Figure 4: By providing upgrades to older tools, Lam Research significantly improves the benefit of the customer’s assets.

Just by upgrading the control system architecture and the software, the Alliance C upgrade improves the timing and reproducibility on the tool. At one customer location, it resulted in a 46-percent standard deviation improvement in chamber-to-chamber CD with the process capability index (CPK) going up from 2.3 to 4.5.

The Alliance C upgrade also supports the addition of other upgrades such as throughput optimization (TPO), automatic preventive maintenance (AutoPM) and wet cleaning optimization (WCO).

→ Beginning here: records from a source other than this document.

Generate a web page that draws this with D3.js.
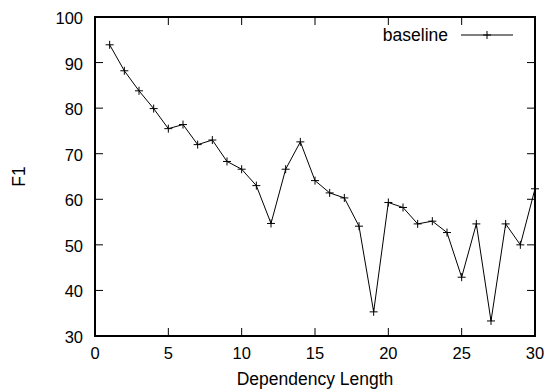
<!DOCTYPE html>
<html><head><meta charset="utf-8">
<script src="https://cdn.jsdelivr.net/npm/d3@7"></script>
<style>body{margin:0;background:#fff}svg{display:block}text{font-family:"Liberation Sans",Arial,sans-serif;fill:#000}</style>
</head><body>
<svg id="c" width="548" height="389"></svg>
<script>
const lengths = [1,2,3,4,5,6,7,8,9,10,11,12,13,14,15,16,17,18,19,20,21,22,23,24,25,26,27,28,29,30];
const baseline = [93.9,88.2,83.8,79.9,75.5,76.4,72.0,73.0,68.3,66.6,63.0,54.7,66.6,72.6,64.1,61.4,60.3,54.1,35.3,59.3,58.2,54.6,55.2,52.7,42.9,54.6,33.3,54.6,50.0,62.3];
const xTicks = [0,5,10,15,20,25,30];
const yTicks = [30,40,50,60,70,80,90,100];
const seriesName = "baseline";
const xTitle = "Dependency Length";
const yTitle = "F1";

const svg = d3.select("#c");
const L = 95, R = 535, T = 17, B = 336;
const x = d3.scaleLinear().domain([0,30]).range([L,R]);
const y = d3.scaleLinear().domain([30,100]).range([B,T]);
const tk = 8, fs = 16.5, tfs = 17.5;

const g = svg.append("g");
xTicks.forEach(v=>{
  g.append("line").attr("x1",x(v)).attr("x2",x(v)).attr("y1",B).attr("y2",B-tk).attr("stroke","#000");
  g.append("line").attr("x1",x(v)).attr("x2",x(v)).attr("y1",T).attr("y2",T+tk).attr("stroke","#000");
  g.append("text").attr("x",x(v)).attr("y",B+23).attr("text-anchor","middle").attr("font-size",fs).text(v);
});
yTicks.forEach(v=>{
  g.append("line").attr("x1",L).attr("x2",L+tk).attr("y1",y(v)).attr("y2",y(v)).attr("stroke","#000");
  g.append("line").attr("x1",R).attr("x2",R-tk).attr("y1",y(v)).attr("y2",y(v)).attr("stroke","#000");
  g.append("text").attr("x",L-12).attr("y",y(v)+7).attr("text-anchor","end").attr("font-size",fs).text(v);
});
g.append("rect").attr("x",L).attr("y",T).attr("width",R-L).attr("height",B-T)
 .attr("fill","none").attr("stroke","#000").attr("stroke-width",2);

svg.append("text").attr("x",(L+R)/2).attr("y",384.5).attr("text-anchor","middle").attr("font-size",tfs).text(xTitle);
svg.append("text").attr("transform",`translate(25,${(T+B)/2}) rotate(-90)`).attr("text-anchor","middle").attr("font-size",tfs).text(yTitle);

const data = lengths.map((d,i)=>({x:d,y:baseline[i]}));
const line = d3.line().x(d=>x(d.x)).y(d=>y(d.y));
svg.append("path").datum(data).attr("d",line).attr("fill","none").attr("stroke","#000").attr("stroke-width",1);
const ms = 4;
function plus(cx,cy){
  svg.append("path").attr("d",`M${cx-ms},${cy}H${cx+ms}M${cx},${cy-ms}V${cy+ms}`).attr("stroke","#000").attr("stroke-width",1).attr("fill","none");
}
data.forEach(d=>plus(x(d.x),y(d.y)));

svg.append("text").attr("x",448).attr("y",41).attr("text-anchor","end").attr("font-size",tfs).text(seriesName);
svg.append("line").attr("x1",461).attr("x2",513).attr("y1",35).attr("y2",35).attr("stroke","#000");
plus(487,35);
</script>
</body></html>
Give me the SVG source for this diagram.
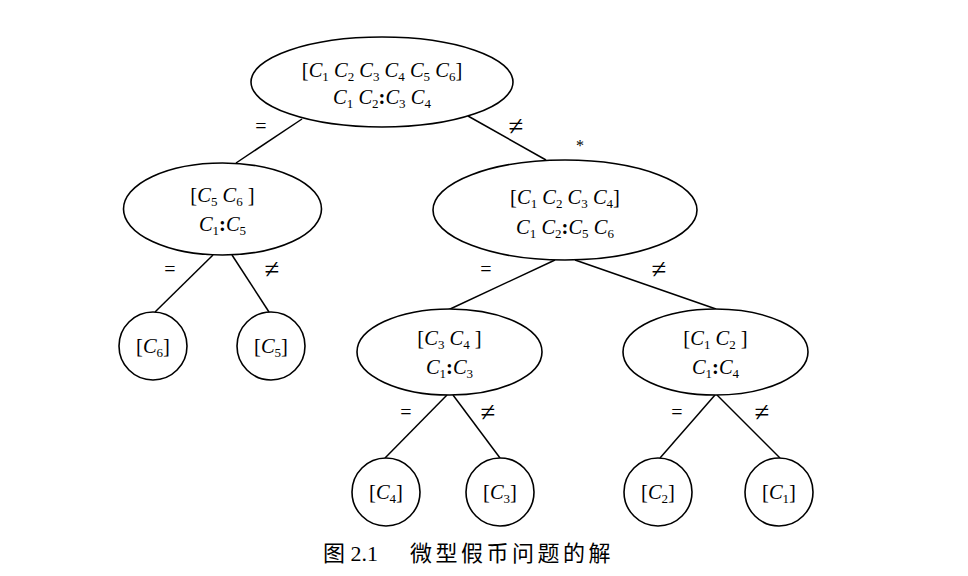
<svg xmlns="http://www.w3.org/2000/svg" width="968" height="576" viewBox="0 0 968 576">
<style>
.n{fill:#fff;stroke:#000;stroke-width:1.6}
.e line{stroke:#000;stroke-width:1.5}
text{font-family:"Liberation Serif","Times New Roman",serif;font-size:20.5px;fill:#000}
.t{text-anchor:middle}
.i{font-style:italic}
.s{font-size:13px}
.lb{font-size:20px;text-anchor:middle}
.ne{font-size:27px;text-anchor:middle}
.cap{font-family:"Liberation Serif","Noto Sans CJK SC",serif;font-size:22px}
</style>
<rect width="968" height="576" fill="#fff"/>
<g id="edges" class="e">
<line x1="302" y1="119" x2="236" y2="163"/>
<line x1="468" y1="116" x2="546" y2="160"/>
<line x1="213" y1="255" x2="155" y2="312"/>
<line x1="232" y1="255" x2="269" y2="312"/>
<line x1="555" y1="260" x2="448" y2="310"/>
<line x1="575" y1="260" x2="716" y2="309"/>
<line x1="447" y1="395" x2="385" y2="458"/>
<line x1="453" y1="395" x2="500" y2="458"/>
<line x1="715" y1="395" x2="660" y2="458"/>
<line x1="717" y1="395" x2="780" y2="458"/>
</g>
<g id="labels">
<text class="lb" x="261" y="133">=</text>
<text class="ne" x="516" y="135">≠</text>
<text class="lb" x="580" y="151" style="font-size:16px">*</text>
<text class="lb" x="170" y="276">=</text>
<text class="ne" x="272" y="278">≠</text>
<text class="lb" x="486" y="276">=</text>
<text class="ne" x="659" y="278">≠</text>
<text class="lb" x="406" y="419">=</text>
<text class="ne" x="488" y="421">≠</text>
<text class="lb" x="677" y="419">=</text>
<text class="ne" x="762" y="421">≠</text>
</g>
<g id="root">
<ellipse class="n" cx="382" cy="82" rx="131" ry="45"/>
<text class="t" x="382" y="77">[<tspan class="i">C</tspan><tspan class="s" dy="4">1</tspan><tspan dy="-4"> </tspan><tspan class="i">C</tspan><tspan class="s" dy="4">2</tspan><tspan dy="-4"> </tspan><tspan class="i">C</tspan><tspan class="s" dy="4">3</tspan><tspan dy="-4"> </tspan><tspan class="i">C</tspan><tspan class="s" dy="4">4</tspan><tspan dy="-4"> </tspan><tspan class="i">C</tspan><tspan class="s" dy="4">5</tspan><tspan dy="-4"> </tspan><tspan class="i">C</tspan><tspan class="s" dy="4">6</tspan><tspan dy="-4">]</tspan></text>
<text class="t" x="382" y="104"><tspan class="i">C</tspan><tspan class="s" dy="4">1</tspan><tspan dy="-4"> </tspan><tspan class="i">C</tspan><tspan class="s" dy="4">2</tspan><tspan dy="-4" font-weight="bold">:</tspan><tspan class="i">C</tspan><tspan class="s" dy="4">3</tspan><tspan dy="-4"> </tspan><tspan class="i">C</tspan><tspan class="s" dy="4">4</tspan></text>
</g>
<g id="n56">
<ellipse class="n" cx="222.5" cy="209" rx="99" ry="46"/>
<text class="t" x="222.5" y="202">[<tspan class="i">C</tspan><tspan class="s" dy="4">5</tspan><tspan dy="-4"> </tspan><tspan class="i">C</tspan><tspan class="s" dy="4">6</tspan><tspan dy="-4"> ]</tspan></text>
<text class="t" x="222.5" y="231"><tspan class="i">C</tspan><tspan class="s" dy="4">1</tspan><tspan dy="-4" font-weight="bold">:</tspan><tspan class="i">C</tspan><tspan class="s" dy="4">5</tspan></text>
</g>
<g id="n1234">
<ellipse class="n" cx="565" cy="210" rx="132" ry="50"/>
<text class="t" x="565" y="204">[<tspan class="i">C</tspan><tspan class="s" dy="4">1</tspan><tspan dy="-4"> </tspan><tspan class="i">C</tspan><tspan class="s" dy="4">2</tspan><tspan dy="-4"> </tspan><tspan class="i">C</tspan><tspan class="s" dy="4">3</tspan><tspan dy="-4"> </tspan><tspan class="i">C</tspan><tspan class="s" dy="4">4</tspan><tspan dy="-4">]</tspan></text>
<text class="t" x="565" y="234"><tspan class="i">C</tspan><tspan class="s" dy="4">1</tspan><tspan dy="-4"> </tspan><tspan class="i">C</tspan><tspan class="s" dy="4">2</tspan><tspan dy="-4" font-weight="bold">:</tspan><tspan class="i">C</tspan><tspan class="s" dy="4">5</tspan><tspan dy="-4"> </tspan><tspan class="i">C</tspan><tspan class="s" dy="4">6</tspan></text>
</g>
<g id="n34">
<ellipse class="n" cx="449.5" cy="352" rx="92.5" ry="43"/>
<text class="t" x="449.5" y="345">[<tspan class="i">C</tspan><tspan class="s" dy="4">3</tspan><tspan dy="-4"> </tspan><tspan class="i">C</tspan><tspan class="s" dy="4">4</tspan><tspan dy="-4"> ]</tspan></text>
<text class="t" x="449.5" y="374"><tspan class="i">C</tspan><tspan class="s" dy="4">1</tspan><tspan dy="-4" font-weight="bold">:</tspan><tspan class="i">C</tspan><tspan class="s" dy="4">3</tspan></text>
</g>
<g id="n12">
<ellipse class="n" cx="715.5" cy="352" rx="92.5" ry="43"/>
<text class="t" x="715.5" y="345">[<tspan class="i">C</tspan><tspan class="s" dy="4">1</tspan><tspan dy="-4"> </tspan><tspan class="i">C</tspan><tspan class="s" dy="4">2</tspan><tspan dy="-4"> ]</tspan></text>
<text class="t" x="715.5" y="374"><tspan class="i">C</tspan><tspan class="s" dy="4">1</tspan><tspan dy="-4" font-weight="bold">:</tspan><tspan class="i">C</tspan><tspan class="s" dy="4">4</tspan></text>
</g>
<g id="c6">
<circle class="n" cx="153" cy="346" r="34"/>
<text class="t" x="153" y="353">[<tspan class="i">C</tspan><tspan class="s" dy="4">6</tspan><tspan dy="-4">]</tspan></text>
</g>
<g id="c5">
<circle class="n" cx="271" cy="346" r="34"/>
<text class="t" x="271" y="353">[<tspan class="i">C</tspan><tspan class="s" dy="4">5</tspan><tspan dy="-4">]</tspan></text>
</g>
<g id="c4">
<circle class="n" cx="386" cy="492" r="34"/>
<text class="t" x="386" y="499">[<tspan class="i">C</tspan><tspan class="s" dy="4">4</tspan><tspan dy="-4">]</tspan></text>
</g>
<g id="c3">
<circle class="n" cx="500" cy="492" r="34"/>
<text class="t" x="500" y="499">[<tspan class="i">C</tspan><tspan class="s" dy="4">3</tspan><tspan dy="-4">]</tspan></text>
</g>
<g id="c2">
<circle class="n" cx="658" cy="492" r="34"/>
<text class="t" x="658" y="499">[<tspan class="i">C</tspan><tspan class="s" dy="4">2</tspan><tspan dy="-4">]</tspan></text>
</g>
<g id="c1">
<circle class="n" cx="779" cy="492" r="34"/>
<text class="t" x="779" y="499">[<tspan class="i">C</tspan><tspan class="s" dy="4">1</tspan><tspan dy="-4">]</tspan></text>
</g>
<g id="caption">
<text class="cap" x="323" y="561">图 2.1</text>
<text class="cap" x="410" y="561" style="letter-spacing:3.5px">微型假币问题的解</text>
</g>
</svg>
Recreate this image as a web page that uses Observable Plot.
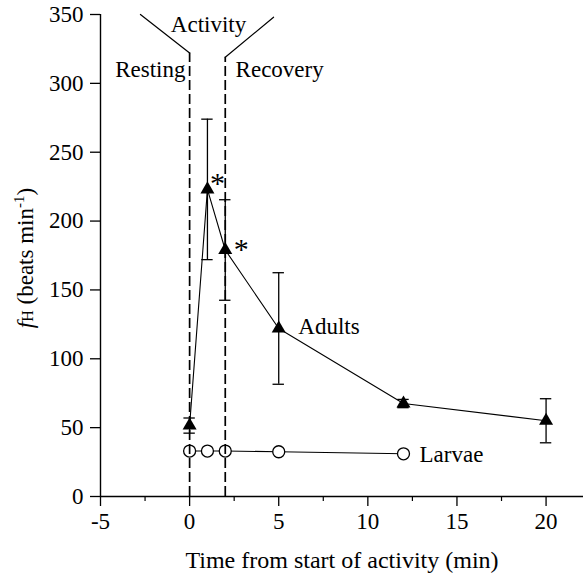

Whenever the process mix changes or a tool is repurposed, TPO software algorithms analyze and optimize the setup to improve tool performance. AutoPM runs a script to automate a large number of manual events and systematically and reproducibly bring the tool back online, thereby freeing up engineering resources to work on other systems. The WCO feature is software-guided cleaning guide that can be tailored to specific tool sets and provided in the customer’s local language. At customer sites, it has reduced labor time and unscheduled cleans.

Meeting Future Application Demands

Lam Research has built 300 mm technological expertise and a comprehensive range of products that meet specific needs, including those for piezoelectric and wide band gap materials, and high-performance deep silicon etch applications. The rapid growth in IoT and automotive markets is, however, driving demand for expansion in 200 mm capacity, often at nodes greater than 28 nm.

Lam is now addressing these challenges with cost appropriate solutions by leveraging advances made for 300 mm equipment and applying them through hardware and software upgrades of existing 200 mm product lines.